:: STATED EXERCISE ::
Return every line below as is, leaving out the pictures.

:: COLLECTED MATERIAL ::
=======

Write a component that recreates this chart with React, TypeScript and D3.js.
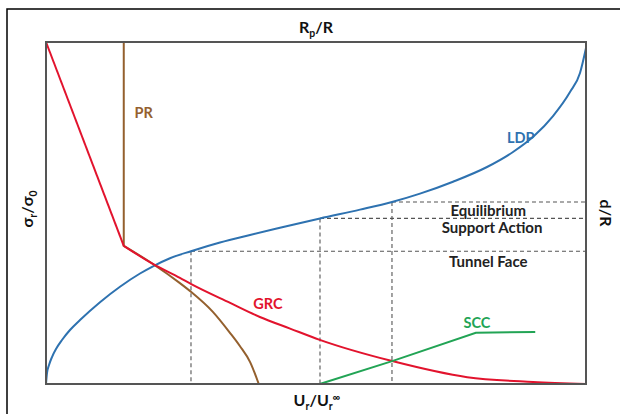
import React from 'react'
import * as d3 from 'd3'

const width = 620
const height = 414
const margin = { top: 42, right: 34, bottom: 30, left: 46 }

// longitudinal displacement profile (LDP)
const ldpX = [0, 0.19, 0.56, 1.11, 1.85, 2.96, 4.44, 6.3, 10.0, 13.7, 17.41, 19.81, 22.96, 26.85, 32.22, 37.78, 43.33, 50.74, 58.15, 64.07, 69.26, 75.37, 81.67, 86.48, 90.37, 93.89, 97.04, 98.89, 100]
const ldpY = [0, 3.22, 5.56, 7.89, 10.23, 12.87, 15.79, 18.71, 23.92, 28.45, 32.31, 34.42, 36.78, 38.83, 41.37, 43.57, 45.67, 48.42, 50.99, 53.22, 55.67, 59.15, 63.45, 67.84, 72.51, 78.36, 85.38, 90.94, 98.25]

// ground reaction curve (GRC): elastic part, then plastic part
const grcElasticX = [0, 14.4]
const grcElasticY = [100, 40.4]
const grcX = [14.4, 19.8, 24.8, 26.9, 34.1, 39.6, 45.2, 50.7, 64.1, 78.0, 90.2, 100]
const grcY = [40.4, 35.1, 31.0, 29.2, 23.7, 19.6, 16.2, 12.9, 6.7, 2.0, 0.6, 0]

// plastic radius (PR)
const prX = [14.4, 14.4, 19.8, 24.8, 26.9, 30.9, 34.1, 35.9, 37.8, 39.4]
const prY = [100, 40.4, 35.1, 29.5, 26.9, 21.1, 14.9, 11.1, 6.4, 0]

// support characteristic curve (SCC)
const sccX = [50.7, 64.1, 79.6, 90.6]
const sccY = [0, 6.7, 15.0, 15.2]

// guide points on the LDP: tunnel face, support action, equilibrium
const guideX = [26.85, 50.74, 64.07]
const guideY = [38.83, 48.42, 53.22]

const font = 'Lato, "Open Sans", sans-serif'

export default function App() {
  const innerW = width - margin.left - margin.right
  const innerH = height - margin.top - margin.bottom

  const x = d3.scaleLinear().domain([0, 100]).range([margin.left, margin.left + innerW])
  const y = d3.scaleLinear().domain([0, 100]).range([margin.top + innerH, margin.top])

  const zip = (xs: number[], ys: number[]) => xs.map((v, i) => [v, ys[i]] as [number, number])

  const smooth = d3.line<[number, number]>()
    .x(d => x(d[0]))
    .y(d => y(d[1]))
    .curve(d3.curveMonotoneX)

  const straight = d3.line<[number, number]>()
    .x(d => x(d[0]))
    .y(d => y(d[1]))

  const prPath = straight(zip(prX.slice(0, 2), prY.slice(0, 2))) + (smooth(zip(prX.slice(1), prY.slice(1))) || '').replace(/^M/, 'L')

  const curveLabel = { fontFamily: font, fontWeight: 700, fontSize: 14.5 }
  const stageLabel = { fontFamily: font, fontWeight: 700, fontSize: 15 }
  const axisStyle = { fontFamily: font, fontWeight: 700, fontSize: 16, fill: '#111' }

  return (
    <svg width={width} height={height} style={{ position: 'absolute', left: 0, top: 0, background: '#fff' }}>
      <rect x={7} y={9} width={width} height={height} fill="#fff" stroke="#000" strokeWidth={1.5} />

      {/* dashed guides */}
      {guideX.map((gx, i) => (
        <g key={i} stroke="#555" strokeWidth={1.1} strokeDasharray="4,3" fill="none">
          <line x1={x(gx)} x2={x(100)} y1={y(guideY[i])} y2={y(guideY[i])} />
          <line x1={x(gx)} x2={x(gx)} y1={y(guideY[i])} y2={y(0)} />
        </g>
      ))}

      <path d={smooth(zip(ldpX, ldpY)) || ''} fill="none" stroke="#2e72b0" strokeWidth={2} />
      <path d={prPath} fill="none" stroke="#94602e" strokeWidth={2} />
      <path d={straight(zip(grcElasticX, grcElasticY)) || ''} fill="none" stroke="#e2132d" strokeWidth={2} />
      <path d={smooth(zip(grcX, grcY)) || ''} fill="none" stroke="#e2132d" strokeWidth={2} />
      <path d={straight(zip(sccX, sccY)) || ''} fill="none" stroke="#22a455" strokeWidth={2} />

      <rect x={margin.left} y={margin.top} width={innerW} height={innerH} fill="none" stroke="#555" strokeWidth={2} />

      {/* curve labels */}
      <text x={x(18.1)} y={y(79.5)} textAnchor="middle" dominantBaseline="central" fill="#94602e" style={curveLabel}>PR</text>
      <text x={x(41.1)} y={y(23.4)} textAnchor="middle" dominantBaseline="central" fill="#e2132d" style={curveLabel}>GRC</text>
      <text x={x(87.9)} y={y(72.2)} textAnchor="middle" dominantBaseline="central" fill="#2e72b0" style={curveLabel}>LDP</text>
      <text x={x(79.8)} y={y(18.1)} textAnchor="middle" dominantBaseline="central" fill="#22a455" style={curveLabel}>SCC</text>

      {/* stage labels */}
      <text x={x(81.9)} y={y(channel(210))} textAnchor="middle" dominantBaseline="central" fill="#222" style={stageLabel}>Equilibrium</text>
      <text x={x(82.6)} y={y(channel(227))} textAnchor="middle" dominantBaseline="central" fill="#222" style={stageLabel}>Support Action</text>
      <text x={x(81.9)} y={y(channel(261))} textAnchor="middle" dominantBaseline="central" fill="#222" style={stageLabel}>Tunnel Face</text>

      {/* axis titles */}
      <text x={316} y={33} textAnchor="middle" style={axisStyle}>
        R<tspan fontSize={10.5} dy={4}>p</tspan><tspan dy={-4}>/R</tspan>
      </text>
      <text x={317} y={406} textAnchor="middle" style={axisStyle}>
        U<tspan fontSize={10.5} dy={4}>r</tspan><tspan dy={-4}>/U</tspan><tspan fontSize={10.5} dy={4}>r</tspan><tspan fontSize={10.5} dy={-9}>∞</tspan>
      </text>
      <text transform="translate(33,209) rotate(-90)" textAnchor="middle" style={axisStyle}>
        σ<tspan fontSize={10.5} dy={4}>r</tspan><tspan dy={-4}>/σ</tspan><tspan fontSize={10.5} dy={4}>0</tspan>
      </text>
      <text transform="translate(600,213) rotate(90)" textAnchor="middle" style={axisStyle}>d/R</text>
    </svg>
  )
}

// converts a pixel row of the reference into the chart's value units
function channel(py: number) {
  return ((384 - py) / 342) * 100
}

=======

:: RESULT OF THIS EXERCISE ::
Write a component that recreates this chart with React, TypeScript and D3.js.
import React from 'react'
import * as d3 from 'd3'

const width = 620
const height = 414
const margin = { top: 42, right: 34, bottom: 30, left: 46 }

// longitudinal displacement profile (LDP)
const ldpX = [0, 0.19, 0.56, 1.11, 1.85, 2.96, 4.44, 6.3, 10.0, 13.7, 17.41, 19.81, 22.96, 26.85, 32.22, 37.78, 43.33, 50.74, 58.15, 64.07, 69.26, 75.37, 81.67, 86.48, 90.37, 93.89, 97.04, 98.89, 100]
const ldpY = [0, 3.22, 5.56, 7.89, 10.23, 12.87, 15.79, 18.71, 23.92, 28.45, 32.31, 34.42, 36.78, 38.83, 41.37, 43.57, 45.67, 48.42, 50.99, 53.22, 55.67, 59.15, 63.45, 67.84, 72.51, 78.36, 85.38, 90.94, 98.25]

// ground reaction curve (GRC): elastic part, then plastic part
const grcElasticX = [0, 14.4]
const grcElasticY = [100, 40.4]
const grcX = [14.4, 19.8, 24.8, 26.9, 34.1, 39.6, 45.2, 50.7, 64.1, 78.0, 90.2, 100]
const grcY = [40.4, 35.1, 31.0, 29.2, 23.7, 19.6, 16.2, 12.9, 6.7, 2.0, 0.6, 0]

// plastic radius (PR)
const prX = [14.4, 14.4, 19.8, 24.8, 26.9, 30.9, 34.1, 35.9, 37.8, 39.4]
const prY = [100, 40.4, 35.1, 29.5, 26.9, 21.1, 14.9, 11.1, 6.4, 0]

// support characteristic curve (SCC)
const sccX = [50.7, 64.1, 79.6, 90.6]
const sccY = [0, 6.7, 15.0, 15.2]

// guide points on the LDP: tunnel face, support action, equilibrium
const guideX = [26.85, 50.74, 64.07]
const guideY = [38.83, 48.42, 53.22]

const font = 'Lato, "Open Sans", sans-serif'

export default function App() {
  const innerW = width - margin.left - margin.right
  const innerH = height - margin.top - margin.bottom

  const x = d3.scaleLinear().domain([0, 100]).range([margin.left, margin.left + innerW])
  const y = d3.scaleLinear().domain([0, 100]).range([margin.top + innerH, margin.top])

  const zip = (xs: number[], ys: number[]) => xs.map((v, i) => [v, ys[i]] as [number, number])

  const smooth = d3.line<[number, number]>()
    .x(d => x(d[0]))
    .y(d => y(d[1]))
    .curve(d3.curveMonotoneX)

  const straight = d3.line<[number, number]>()
    .x(d => x(d[0]))
    .y(d => y(d[1]))

  const prPath = straight(zip(prX.slice(0, 2), prY.slice(0, 2))) + (smooth(zip(prX.slice(1), prY.slice(1))) || '').replace(/^M/, 'L')

  const curveLabel = { fontFamily: font, fontWeight: 700, fontSize: 14.5 }
  const stageLabel = { fontFamily: font, fontWeight: 700, fontSize: 15 }
  const axisStyle = { fontFamily: font, fontWeight: 700, fontSize: 16, fill: '#111' }

  return (
    <svg width={width} height={height} style={{ position: 'absolute', left: 0, top: 0, background: '#fff' }}>
      <rect x={7} y={9} width={width} height={height} fill="#fff" stroke="#000" strokeWidth={1.5} />

      {/* dashed guides */}
      {guideX.map((gx, i) => (
        <g key={i} stroke="#555" strokeWidth={1.1} strokeDasharray="4,3" fill="none">
          <line x1={x(gx)} x2={x(100)} y1={y(guideY[i])} y2={y(guideY[i])} />
          <line x1={x(gx)} x2={x(gx)} y1={y(guideY[i])} y2={y(0)} />
        </g>
      ))}

      <path d={smooth(zip(ldpX, ldpY)) || ''} fill="none" stroke="#2e72b0" strokeWidth={2} />
      <path d={prPath} fill="none" stroke="#94602e" strokeWidth={2} />
      <path d={straight(zip(grcElasticX, grcElasticY)) || ''} fill="none" stroke="#e2132d" strokeWidth={2} />
      <path d={smooth(zip(grcX, grcY)) || ''} fill="none" stroke="#e2132d" strokeWidth={2} />
      <path d={straight(zip(sccX, sccY)) || ''} fill="none" stroke="#22a455" strokeWidth={2} />

      <rect x={margin.left} y={margin.top} width={innerW} height={innerH} fill="none" stroke="#555" strokeWidth={2} />

      {/* curve labels */}
      <text x={x(18.1)} y={y(79.5)} textAnchor="middle" dominantBaseline="central" fill="#94602e" style={curveLabel}>PR</text>
      <text x={x(41.1)} y={y(23.4)} textAnchor="middle" dominantBaseline="central" fill="#e2132d" style={curveLabel}>GRC</text>
      <text x={x(87.9)} y={y(72.2)} textAnchor="middle" dominantBaseline="central" fill="#2e72b0" style={curveLabel}>LDP</text>
      <text x={x(79.8)} y={y(18.1)} textAnchor="middle" dominantBaseline="central" fill="#22a455" style={curveLabel}>SCC</text>

      {/* stage labels */}
      <text x={x(81.9)} y={y(channel(210))} textAnchor="middle" dominantBaseline="central" fill="#222" style={stageLabel}>Equilibrium</text>
      <text x={x(82.6)} y={y(channel(227))} textAnchor="middle" dominantBaseline="central" fill="#222" style={stageLabel}>Support Action</text>
      <text x={x(81.9)} y={y(channel(261))} textAnchor="middle" dominantBaseline="central" fill="#222" style={stageLabel}>Tunnel Face</text>

      {/* axis titles */}
      <text x={316} y={33} textAnchor="middle" style={axisStyle}>
        R<tspan fontSize={10.5} dy={4}>p</tspan><tspan dy={-4}>/R</tspan>
      </text>
      <text x={317} y={406} textAnchor="middle" style={axisStyle}>
        U<tspan fontSize={10.5} dy={4}>r</tspan><tspan dy={-4}>/U</tspan><tspan fontSize={10.5} dy={4}>r</tspan><tspan fontSize={10.5} dy={-9}>∞</tspan>
      </text>
      <text transform="translate(33,209) rotate(-90)" textAnchor="middle" style={axisStyle}>
        σ<tspan fontSize={10.5} dy={4}>r</tspan><tspan dy={-4}>/σ</tspan><tspan fontSize={10.5} dy={4}>0</tspan>
      </text>
      <text transform="translate(600,213) rotate(90)" textAnchor="middle" style={axisStyle}>d/R</text>
    </svg>
  )
}

// converts a pixel row of the reference into the chart's value units
function channel(py: number) {
  return ((384 - py) / 342) * 100
}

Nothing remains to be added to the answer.